The Personal Blog of Stephen Sekula

Black Holes and Expectations

Physics pops up everywhere, even in pop culture. My sister’s recent visit to California brought with it some new music. I’ve spent a good deal of time listening to “Muse”, with particular interest in the album “Black Holes and Revelations”. The song “Starlight” has the refrain,

Our hopes and expectations

Black holes and revelations

Our hopes and expectations

Black holes and revelations

The song following this on the album, “Supermassive Black Hole”, is a strange dance-like tune that repeats the chorus,

(You set my soul alight)

Glaciers melting in the dead of night

And the superstars sucked into the supermassive

Supermassive black hole

The recurring theme of the black hole in these songs is enchanting. The image of invisible death, ice monoliths vanishing in the dark or majestic stars ingested by an insatiable dead star, is a stark one when the comparison is a love ignited under false pretenses.
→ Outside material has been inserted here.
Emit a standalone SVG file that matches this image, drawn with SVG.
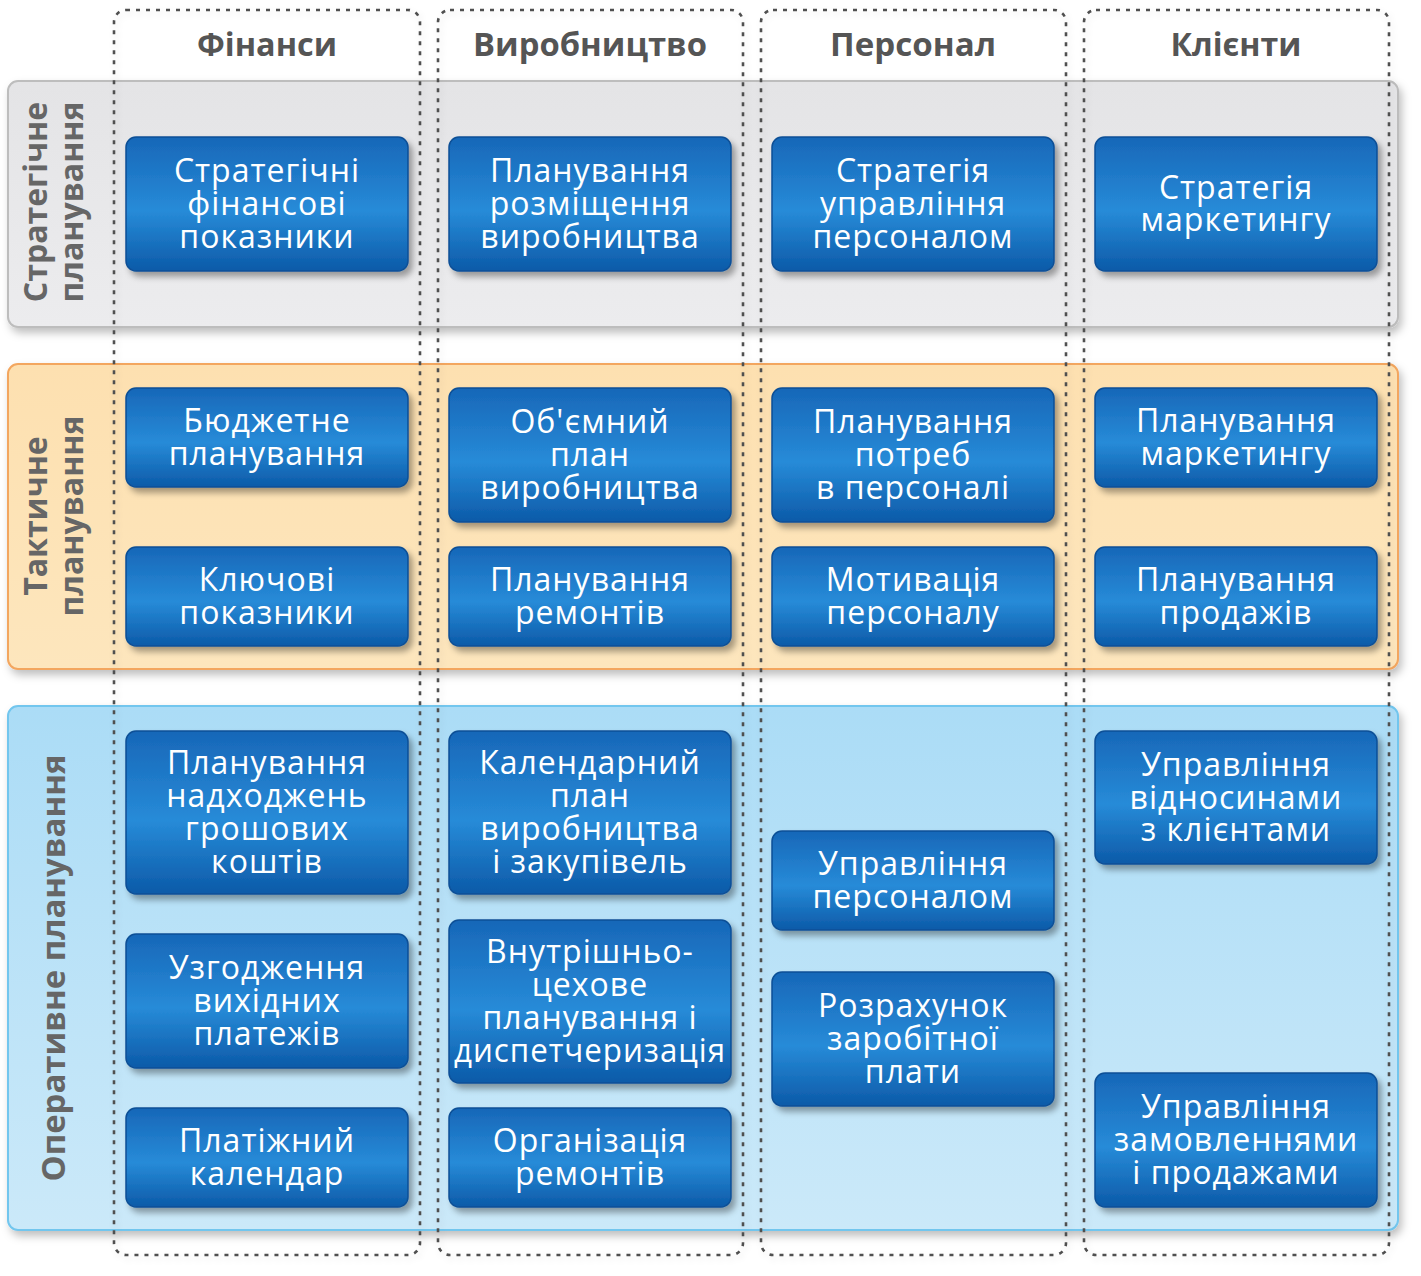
<svg xmlns="http://www.w3.org/2000/svg" width="1421" height="1276" viewBox="0 0 1421 1276">
<style>
.band{stroke-width:2}
.col{fill:none;stroke:#505050;stroke-width:2.6;stroke-dasharray:4 6}
.node rect{fill:url(#nodeGrad);stroke:#0c4f96;stroke-width:1.5;filter:url(#nodeShadow)}
.node text{font-family:"Open Sans","Noto Sans","DejaVu Sans",sans-serif;font-size:32px;letter-spacing:1px;fill:#fff;text-anchor:middle}
.hdr{font-family:"Open Sans","Noto Sans","DejaVu Sans",sans-serif;font-size:33px;font-weight:bold;fill:#555;text-anchor:middle}
.lbl{font-family:"Open Sans","Noto Sans","DejaVu Sans",sans-serif;font-size:32px;font-weight:bold;fill:#666;text-anchor:middle}
</style>
<defs>
<linearGradient id="nodeGrad" x1="0" y1="0" x2="0" y2="1">
<stop offset="0" stop-color="#1767b8"/>
<stop offset="0.55" stop-color="#278bd8"/>
<stop offset="1" stop-color="#0c5aa8"/>
</linearGradient>
<linearGradient id="grayGrad" x1="0" y1="0" x2="0" y2="1">
<stop offset="0" stop-color="#e4e4e6"/>
<stop offset="1" stop-color="#ececee"/>
</linearGradient>
<linearGradient id="orangeGrad" x1="0" y1="0" x2="0" y2="1">
<stop offset="0" stop-color="#fde0b0"/>
<stop offset="1" stop-color="#fde6bd"/>
</linearGradient>
<linearGradient id="blueGrad" x1="0" y1="0" x2="0" y2="1">
<stop offset="0" stop-color="#abdcf6"/>
<stop offset="1" stop-color="#cbe9f9"/>
</linearGradient>
<filter id="nodeShadow" x="-10%" y="-10%" width="125%" height="130%">
<feDropShadow dx="4" dy="5" stdDeviation="3" flood-color="#000" flood-opacity="0.35"/>
</filter>
<filter id="bandShadow" x="-5%" y="-10%" width="110%" height="125%">
<feDropShadow dx="3" dy="5" stdDeviation="4" flood-color="#000" flood-opacity="0.25"/>
</filter>
<filter id="colShadow" x="-10%" y="-5%" width="120%" height="110%">
<feDropShadow dx="2" dy="3" stdDeviation="3" flood-color="#000" flood-opacity="0.12"/>
</filter>
</defs>
<rect width="1421" height="1276" fill="#fff"/>

<g id="bands">
<rect id="band-strategic" class="band" x="8" y="81" width="1390" height="246" rx="10" fill="url(#grayGrad)" stroke="#bdbdbd" filter="url(#bandShadow)"/>
<rect id="band-tactical" class="band" x="8" y="364" width="1390" height="305" rx="10" fill="url(#orangeGrad)" stroke="#f3a65e" filter="url(#bandShadow)"/>
<rect id="band-operational" class="band" x="8" y="706" width="1390" height="524" rx="10" fill="url(#blueGrad)" stroke="#72c6ee" filter="url(#bandShadow)"/>
<text class="lbl" transform="translate(47,202) rotate(-90)">Стратегічне</text>
<text class="lbl" transform="translate(83,202) rotate(-90)">планування</text>
<text class="lbl" transform="translate(47,516) rotate(-90)">Тактичне</text>
<text class="lbl" transform="translate(83,516) rotate(-90)">планування</text>
<text class="lbl" transform="translate(65,968) rotate(-90)" textLength="427" lengthAdjust="spacingAndGlyphs">Оперативне планування</text>
</g>

<g id="columns">
<g id="col-finance"><rect class="col" x="114" y="10" width="306" height="1245" rx="12" filter="url(#colShadow)"/><text class="hdr" x="267" y="56" textLength="140" lengthAdjust="spacingAndGlyphs">Фінанси</text></g>
<g id="col-production"><rect class="col" x="438" y="10" width="305" height="1245" rx="12" filter="url(#colShadow)"/><text class="hdr" x="590" y="56" textLength="234" lengthAdjust="spacingAndGlyphs">Виробництво</text></g>
<g id="col-personnel"><rect class="col" x="761" y="10" width="305" height="1245" rx="12" filter="url(#colShadow)"/><text class="hdr" x="913" y="56" textLength="166" lengthAdjust="spacingAndGlyphs">Персонал</text></g>
<g id="col-clients"><rect class="col" x="1084" y="10" width="305" height="1245" rx="12" filter="url(#colShadow)"/><text class="hdr" x="1236" y="56" textLength="131" lengthAdjust="spacingAndGlyphs">Клієнти</text></g>
</g>

<g id="connectors"></g>

<g id="n-s-fin" class="node"><rect x="126" y="137" width="282" height="134" rx="10"/><text><tspan x="267" y="182">Стратегічні</tspan><tspan x="267" y="215">фінансові</tspan><tspan x="267" y="248">показники</tspan></text></g>
<g id="n-s-prod" class="node"><rect x="449" y="137" width="282" height="134" rx="10"/><text><tspan x="590" y="182">Планування</tspan><tspan x="590" y="215">розміщення</tspan><tspan x="590" y="248">виробництва</tspan></text></g>
<g id="n-s-pers" class="node"><rect x="772" y="137" width="282" height="134" rx="10"/><text><tspan x="913" y="182">Стратегія</tspan><tspan x="913" y="215">управління</tspan><tspan x="913" y="248">персоналом</tspan></text></g>
<g id="n-s-cli" class="node"><rect x="1095" y="137" width="282" height="134" rx="10"/><text><tspan x="1236" y="199">Стратегія</tspan><tspan x="1236" y="231">маркетингу</tspan></text></g>

<g id="n-t-fin1" class="node"><rect x="126" y="388" width="282" height="99" rx="10"/><text><tspan x="267" y="432">Бюджетне</tspan><tspan x="267" y="465">планування</tspan></text></g>
<g id="n-t-prod1" class="node"><rect x="449" y="388" width="282" height="134" rx="10"/><text><tspan x="590" y="433">Об'ємний</tspan><tspan x="590" y="466">план</tspan><tspan x="590" y="499">виробництва</tspan></text></g>
<g id="n-t-pers1" class="node"><rect x="772" y="388" width="282" height="134" rx="10"/><text><tspan x="913" y="433">Планування</tspan><tspan x="913" y="466">потреб</tspan><tspan x="913" y="499">в персоналі</tspan></text></g>
<g id="n-t-cli1" class="node"><rect x="1095" y="388" width="282" height="99" rx="10"/><text><tspan x="1236" y="432">Планування</tspan><tspan x="1236" y="465">маркетингу</tspan></text></g>

<g id="n-t-fin2" class="node"><rect x="126" y="547" width="282" height="99" rx="10"/><text><tspan x="267" y="591">Ключові</tspan><tspan x="267" y="624">показники</tspan></text></g>
<g id="n-t-prod2" class="node"><rect x="449" y="547" width="282" height="99" rx="10"/><text><tspan x="590" y="591">Планування</tspan><tspan x="590" y="624">ремонтів</tspan></text></g>
<g id="n-t-pers2" class="node"><rect x="772" y="547" width="282" height="99" rx="10"/><text><tspan x="913" y="591">Мотивація</tspan><tspan x="913" y="624">персоналу</tspan></text></g>
<g id="n-t-cli2" class="node"><rect x="1095" y="547" width="282" height="99" rx="10"/><text><tspan x="1236" y="591">Планування</tspan><tspan x="1236" y="624">продажів</tspan></text></g>

<g id="n-o-fin1" class="node"><rect x="126" y="731" width="282" height="163" rx="10"/><text><tspan x="267" y="774">Планування</tspan><tspan x="267" y="807">надходжень</tspan><tspan x="267" y="840">грошових</tspan><tspan x="267" y="873">коштів</tspan></text></g>
<g id="n-o-fin2" class="node"><rect x="126" y="934" width="282" height="134" rx="10"/><text><tspan x="267" y="979">Узгодження</tspan><tspan x="267" y="1012">вихідних</tspan><tspan x="267" y="1045">платежів</tspan></text></g>
<g id="n-o-fin3" class="node"><rect x="126" y="1108" width="282" height="99" rx="10"/><text><tspan x="267" y="1152">Платіжний</tspan><tspan x="267" y="1185">календар</tspan></text></g>

<g id="n-o-prod1" class="node"><rect x="449" y="731" width="282" height="163" rx="10"/><text><tspan x="590" y="774">Календарний</tspan><tspan x="590" y="807">план</tspan><tspan x="590" y="840">виробництва</tspan><tspan x="590" y="873">і закупівель</tspan></text></g>
<g id="n-o-prod2" class="node"><rect x="449" y="920" width="282" height="163" rx="10"/><text><tspan x="590" y="963">Внутрішньо-</tspan><tspan x="590" y="996">цехове</tspan><tspan x="590" y="1029">планування і</tspan><tspan x="590" y="1062" textLength="272" lengthAdjust="spacingAndGlyphs">диспетчеризація</tspan></text></g>
<g id="n-o-prod3" class="node"><rect x="449" y="1108" width="282" height="99" rx="10"/><text><tspan x="590" y="1152">Організація</tspan><tspan x="590" y="1185">ремонтів</tspan></text></g>

<g id="n-o-pers1" class="node"><rect x="772" y="831" width="282" height="99" rx="10"/><text><tspan x="913" y="875">Управління</tspan><tspan x="913" y="908">персоналом</tspan></text></g>
<g id="n-o-pers2" class="node"><rect x="772" y="972" width="282" height="134" rx="10"/><text><tspan x="913" y="1017">Розрахунок</tspan><tspan x="913" y="1050">заробітної</tspan><tspan x="913" y="1083">плати</tspan></text></g>

<g id="n-o-cli1" class="node"><rect x="1095" y="731" width="282" height="133" rx="10"/><text><tspan x="1236" y="776">Управління</tspan><tspan x="1236" y="809">відносинами</tspan><tspan x="1236" y="841">з клієнтами</tspan></text></g>
<g id="n-o-cli2" class="node"><rect x="1095" y="1073" width="282" height="134" rx="10"/><text><tspan x="1236" y="1118">Управління</tspan><tspan x="1236" y="1151">замовленнями</tspan><tspan x="1236" y="1184">і продажами</tspan></text></g>
</svg>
I’ve always loved this part from Coldplay’s “The Scientist”:

I was just guessing at numbers and figures

Pulling the puzzles apart.

Questions of science, science and progress

Don’t speak as loud as my heart.

Tell me you love me, and come back and haunt me,

Oh, when I rush to the start

Running in circles, chasing tails

coming back as we are.

That little gem helped me survive my thesis.